Given instruction: Give every line of the data again, unchanged, but with no pictures.

═════ Available data

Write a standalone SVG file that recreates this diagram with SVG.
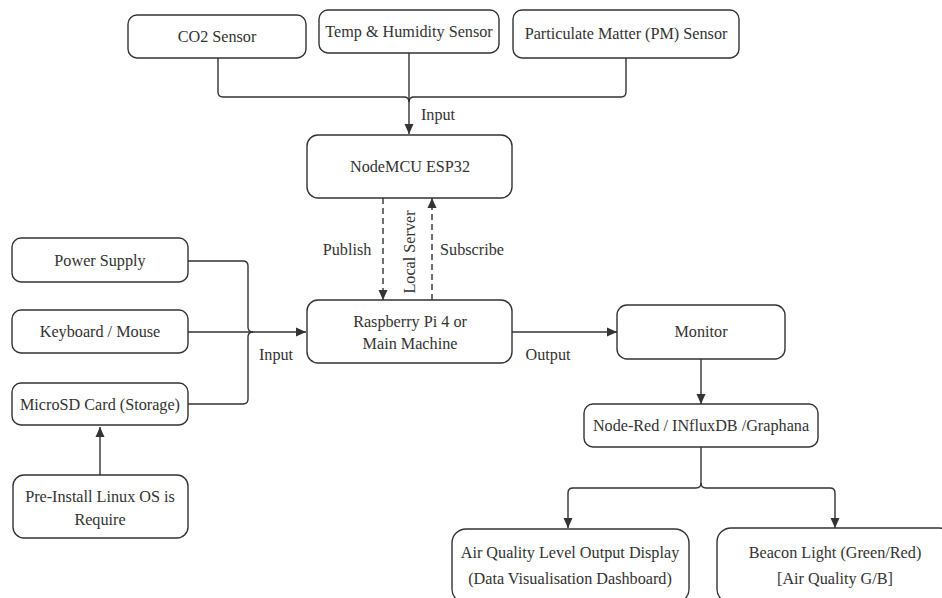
<svg xmlns="http://www.w3.org/2000/svg" width="942" height="598" viewBox="0 0 942 598">
<defs>
<style>
.n rect{fill:#fff;stroke:#333;stroke-width:1.4}
text{font-family:"Liberation Serif","DejaVu Serif",serif;font-size:16.2px;fill:#333;text-anchor:middle;dominant-baseline:central}
.c path{fill:none;stroke:#333;stroke-width:1.4}
.d{stroke-dasharray:6 4}
</style>
<marker id="a" viewBox="0 0 10 10" refX="10" refY="5" markerWidth="10" markerHeight="10" markerUnits="userSpaceOnUse" orient="auto">
<path d="M0,0.5 L10,5 L0,9.5 z" fill="#333"/>
</marker>
</defs>
<rect width="942" height="598" fill="#fff"/>
<g class="c" id="connectors">
<path d="M218,58 V92 q0,5 5,5 H404 q5,0 5,5"/>
<path d="M626,58 V92 q0,5 -5,5 H414 q-5,0 -5,5"/>
<path d="M409,53 V134" marker-end="url(#a)"/>
<path class="d" d="M383,198 V300" marker-end="url(#a)"/>
<path class="d" d="M432,300 V198" marker-end="url(#a)"/>
<path d="M188,261 H243 q5,0 5,5 V327 q0,5 5,5"/>
<path d="M188,404 H243 q5,0 5,-5 V337 q0,-5 5,-5"/>
<path d="M188,332 H306" marker-end="url(#a)"/>
<path d="M512,332 H617" marker-end="url(#a)"/>
<path d="M701,359 V404" marker-end="url(#a)"/>
<path d="M701,447 V483 q0,5 -5,5 H573 q-5,0 -5,5 V528" marker-end="url(#a)"/>
<path d="M701,483 q0,5 5,5 H830 q5,0 5,5 V528" marker-end="url(#a)"/>
<text x="438" y="115">Input</text>
<text x="347" y="250">Publish</text>
<text x="472" y="250">Subscribe</text>
<text transform="translate(410,252) rotate(-90)">Local Server</text>
<text x="276" y="355">Input</text>
<text x="548" y="355">Output</text>
</g>
<g class="n" id="co2"><rect x="128" y="15" width="178" height="43" rx="9"/><text x="217" y="37">CO2 Sensor</text></g>
<g class="n" id="temp"><rect x="319" y="10" width="180" height="43" rx="9"/><text x="409" y="32">Temp &amp; Humidity Sensor</text></g>
<g class="n" id="pm"><rect x="513" y="10" width="226" height="48" rx="9"/><text x="626" y="34">Particulate Matter (PM) Sensor</text></g>
<g class="n" id="esp"><rect x="307" y="135" width="205" height="63" rx="11"/><text x="410" y="167">NodeMCU ESP32</text></g>
<g class="n" id="rpi"><rect x="307" y="300" width="205" height="63" rx="11"/><text x="410" y="322">Raspberry Pi 4 or</text><text x="410" y="344">Main Machine</text></g>
<g class="n" id="power"><rect x="12" y="238" width="176" height="44" rx="9"/><text x="100" y="261">Power Supply</text></g>
<g class="n" id="kb"><rect x="12" y="310" width="176" height="43" rx="9"/><text x="100" y="332">Keyboard / Mouse</text></g>
<g class="n" id="sd"><rect x="12" y="383" width="176" height="42" rx="9"/><text x="100" y="405">MicroSD Card (Storage)</text></g>
<g class="n" id="os"><rect x="13" y="475" width="175" height="63" rx="11"/><text x="100" y="497">Pre-Install Linux OS is</text><text x="100" y="520">Require</text></g>
<path d="M100,475 V427" fill="none" stroke="#333" stroke-width="1.4" marker-end="url(#a)"/>
<g class="n" id="monitor"><rect x="617" y="305" width="168" height="54" rx="10"/><text x="701" y="332">Monitor</text></g>
<g class="n" id="nodered"><rect x="584" y="404" width="234" height="43" rx="9"/><text x="701" y="426">Node-Red / INfluxDB /Graphana</text></g>
<g class="n" id="display"><rect x="452" y="529" width="237" height="74" rx="14"/><text x="570" y="553">Air Quality Level Output Display</text><text x="570" y="579">(Data Visualisation Dashboard)</text></g>
<g class="n" id="beacon"><rect x="717" y="528" width="236" height="75" rx="14"/><text x="835" y="553">Beacon Light (Green/Red)</text><text x="835" y="579">[Air Quality G/B]</text></g>
</svg>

══════════

Result:
Write a standalone SVG file that recreates this diagram with SVG.
<svg xmlns="http://www.w3.org/2000/svg" width="942" height="598" viewBox="0 0 942 598">
<defs>
<style>
.n rect{fill:#fff;stroke:#333;stroke-width:1.4}
text{font-family:"Liberation Serif","DejaVu Serif",serif;font-size:16.2px;fill:#333;text-anchor:middle;dominant-baseline:central}
.c path{fill:none;stroke:#333;stroke-width:1.4}
.d{stroke-dasharray:6 4}
</style>
<marker id="a" viewBox="0 0 10 10" refX="10" refY="5" markerWidth="10" markerHeight="10" markerUnits="userSpaceOnUse" orient="auto">
<path d="M0,0.5 L10,5 L0,9.5 z" fill="#333"/>
</marker>
</defs>
<rect width="942" height="598" fill="#fff"/>
<g class="c" id="connectors">
<path d="M218,58 V92 q0,5 5,5 H404 q5,0 5,5"/>
<path d="M626,58 V92 q0,5 -5,5 H414 q-5,0 -5,5"/>
<path d="M409,53 V134" marker-end="url(#a)"/>
<path class="d" d="M383,198 V300" marker-end="url(#a)"/>
<path class="d" d="M432,300 V198" marker-end="url(#a)"/>
<path d="M188,261 H243 q5,0 5,5 V327 q0,5 5,5"/>
<path d="M188,404 H243 q5,0 5,-5 V337 q0,-5 5,-5"/>
<path d="M188,332 H306" marker-end="url(#a)"/>
<path d="M512,332 H617" marker-end="url(#a)"/>
<path d="M701,359 V404" marker-end="url(#a)"/>
<path d="M701,447 V483 q0,5 -5,5 H573 q-5,0 -5,5 V528" marker-end="url(#a)"/>
<path d="M701,483 q0,5 5,5 H830 q5,0 5,5 V528" marker-end="url(#a)"/>
<text x="438" y="115">Input</text>
<text x="347" y="250">Publish</text>
<text x="472" y="250">Subscribe</text>
<text transform="translate(410,252) rotate(-90)">Local Server</text>
<text x="276" y="355">Input</text>
<text x="548" y="355">Output</text>
</g>
<g class="n" id="co2"><rect x="128" y="15" width="178" height="43" rx="9"/><text x="217" y="37">CO2 Sensor</text></g>
<g class="n" id="temp"><rect x="319" y="10" width="180" height="43" rx="9"/><text x="409" y="32">Temp &amp; Humidity Sensor</text></g>
<g class="n" id="pm"><rect x="513" y="10" width="226" height="48" rx="9"/><text x="626" y="34">Particulate Matter (PM) Sensor</text></g>
<g class="n" id="esp"><rect x="307" y="135" width="205" height="63" rx="11"/><text x="410" y="167">NodeMCU ESP32</text></g>
<g class="n" id="rpi"><rect x="307" y="300" width="205" height="63" rx="11"/><text x="410" y="322">Raspberry Pi 4 or</text><text x="410" y="344">Main Machine</text></g>
<g class="n" id="power"><rect x="12" y="238" width="176" height="44" rx="9"/><text x="100" y="261">Power Supply</text></g>
<g class="n" id="kb"><rect x="12" y="310" width="176" height="43" rx="9"/><text x="100" y="332">Keyboard / Mouse</text></g>
<g class="n" id="sd"><rect x="12" y="383" width="176" height="42" rx="9"/><text x="100" y="405">MicroSD Card (Storage)</text></g>
<g class="n" id="os"><rect x="13" y="475" width="175" height="63" rx="11"/><text x="100" y="497">Pre-Install Linux OS is</text><text x="100" y="520">Require</text></g>
<path d="M100,475 V427" fill="none" stroke="#333" stroke-width="1.4" marker-end="url(#a)"/>
<g class="n" id="monitor"><rect x="617" y="305" width="168" height="54" rx="10"/><text x="701" y="332">Monitor</text></g>
<g class="n" id="nodered"><rect x="584" y="404" width="234" height="43" rx="9"/><text x="701" y="426">Node-Red / INfluxDB /Graphana</text></g>
<g class="n" id="display"><rect x="452" y="529" width="237" height="74" rx="14"/><text x="570" y="553">Air Quality Level Output Display</text><text x="570" y="579">(Data Visualisation Dashboard)</text></g>
<g class="n" id="beacon"><rect x="717" y="528" width="236" height="75" rx="14"/><text x="835" y="553">Beacon Light (Green/Red)</text><text x="835" y="579">[Air Quality G/B]</text></g>
</svg>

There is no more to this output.